### WRITTEN PROBLEM:
For the copy, please give all of the data again exactly and leave the pictures out.

### DATA:
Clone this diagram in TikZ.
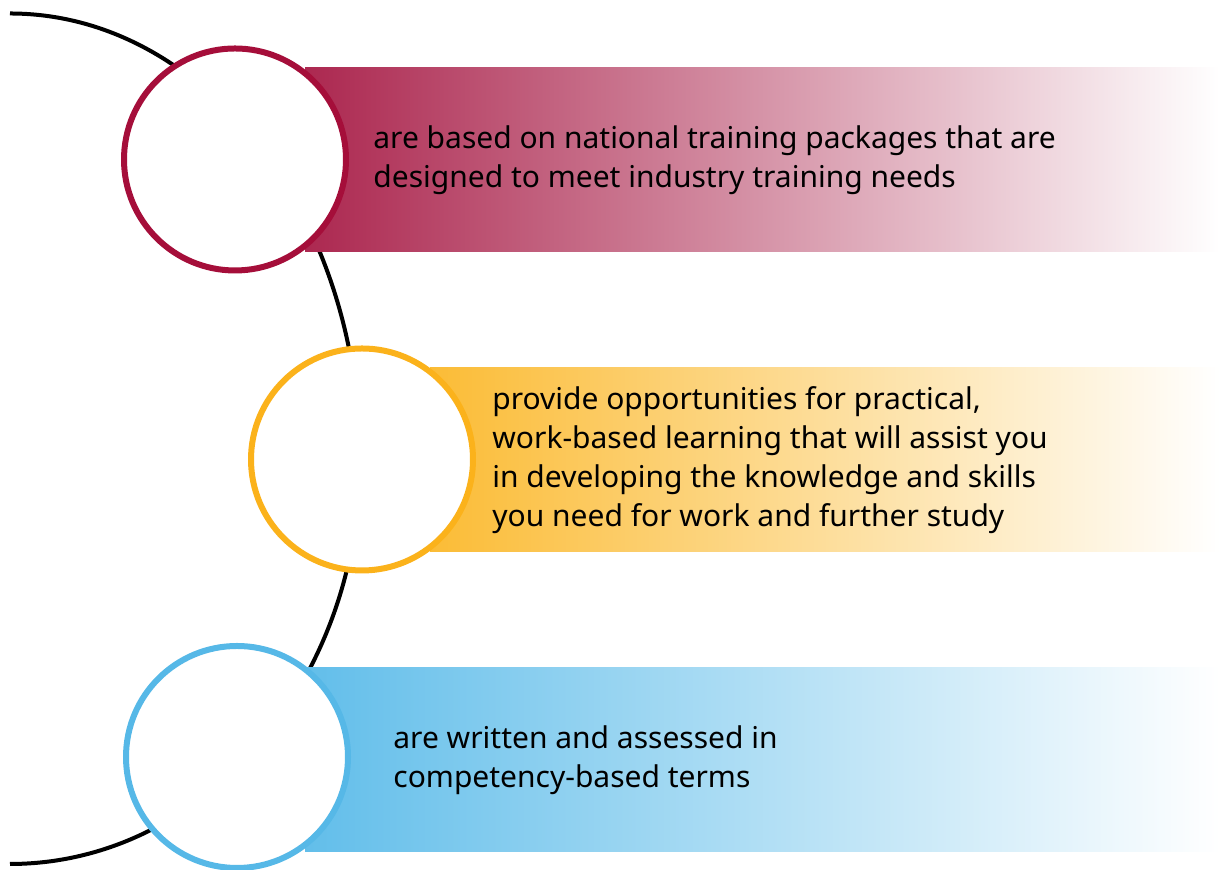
\documentclass[tikz,border=0pt]{standalone}
\usepackage{fontspec}
\setmainfont{Noto Sans}
\usepackage{tikz}
\definecolor{ringred}{HTML}{A50E3A}
\definecolor{bandred}{HTML}{AC2850}
\definecolor{ringorange}{HTML}{FBB21B}
\definecolor{bandorange}{HTML}{FBBC36}
\definecolor{ringblue}{HTML}{56B8E7}
\definecolor{bandblue}{HTML}{62BEEA}

\begin{document}
\begin{tikzpicture}[x=0.5pt,y=0.5pt,
  ring/.style={circle,draw=#1,line width=3pt,fill=white,minimum size=111pt,inner sep=0pt},
  blurb/.style={anchor=west,align=left,inner sep=0pt,font=\fontsize{15}{19.5}\selectfont}]
  \useasboundingbox (0,0) rectangle (1223,870);

  % the big arc behind everything
  \draw[line width=2pt] (10,856.5) arc[start angle=90,end angle=0,x radius=350,y radius=446.5]
    arc[start angle=0,end angle=-90,x radius=350,y radius=404];

  % bands fading out to the right
  \shade[left color=bandred,right color=white] (305,618) rectangle (1220,802);
  \shade[left color=bandorange,right color=white] (430,318) rectangle (1220,502);
  \shade[left color=bandblue,right color=white] (305,18) rectangle (1220,202);

  % rings
  \node[ring=ringred] (r1) at (235,710.5) {};
  \node[ring=ringorange] (r2) at (362,410.5) {};
  \node[ring=ringblue] (r3) at (237,113) {};

  % texts
  \node[blurb] (t1) at (373,710) {are based on national training packages that are\\designed to meet industry training needs};
  \node[blurb] (t2) at (492,410) {provide opportunities for practical,\\work-based learning that will assist you\\in developing the knowledge and skills\\you need for work and further study};
  \node[blurb] (t3) at (393,110) {are written and assessed in\\competency-based terms};
\end{tikzpicture}
\end{document}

### FINAL ANSWER:
Clone this diagram in TikZ.
\documentclass[tikz,border=0pt]{standalone}
\usepackage{fontspec}
\setmainfont{Noto Sans}
\usepackage{tikz}
\definecolor{ringred}{HTML}{A50E3A}
\definecolor{bandred}{HTML}{AC2850}
\definecolor{ringorange}{HTML}{FBB21B}
\definecolor{bandorange}{HTML}{FBBC36}
\definecolor{ringblue}{HTML}{56B8E7}
\definecolor{bandblue}{HTML}{62BEEA}

\begin{document}
\begin{tikzpicture}[x=0.5pt,y=0.5pt,
  ring/.style={circle,draw=#1,line width=3pt,fill=white,minimum size=111pt,inner sep=0pt},
  blurb/.style={anchor=west,align=left,inner sep=0pt,font=\fontsize{15}{19.5}\selectfont}]
  \useasboundingbox (0,0) rectangle (1223,870);

  % the big arc behind everything
  \draw[line width=2pt] (10,856.5) arc[start angle=90,end angle=0,x radius=350,y radius=446.5]
    arc[start angle=0,end angle=-90,x radius=350,y radius=404];

  % bands fading out to the right
  \shade[left color=bandred,right color=white] (305,618) rectangle (1220,802);
  \shade[left color=bandorange,right color=white] (430,318) rectangle (1220,502);
  \shade[left color=bandblue,right color=white] (305,18) rectangle (1220,202);

  % rings
  \node[ring=ringred] (r1) at (235,710.5) {};
  \node[ring=ringorange] (r2) at (362,410.5) {};
  \node[ring=ringblue] (r3) at (237,113) {};

  % texts
  \node[blurb] (t1) at (373,710) {are based on national training packages that are\\designed to meet industry training needs};
  \node[blurb] (t2) at (492,410) {provide opportunities for practical,\\work-based learning that will assist you\\in developing the knowledge and skills\\you need for work and further study};
  \node[blurb] (t3) at (393,110) {are written and assessed in\\competency-based terms};
\end{tikzpicture}
\end{document}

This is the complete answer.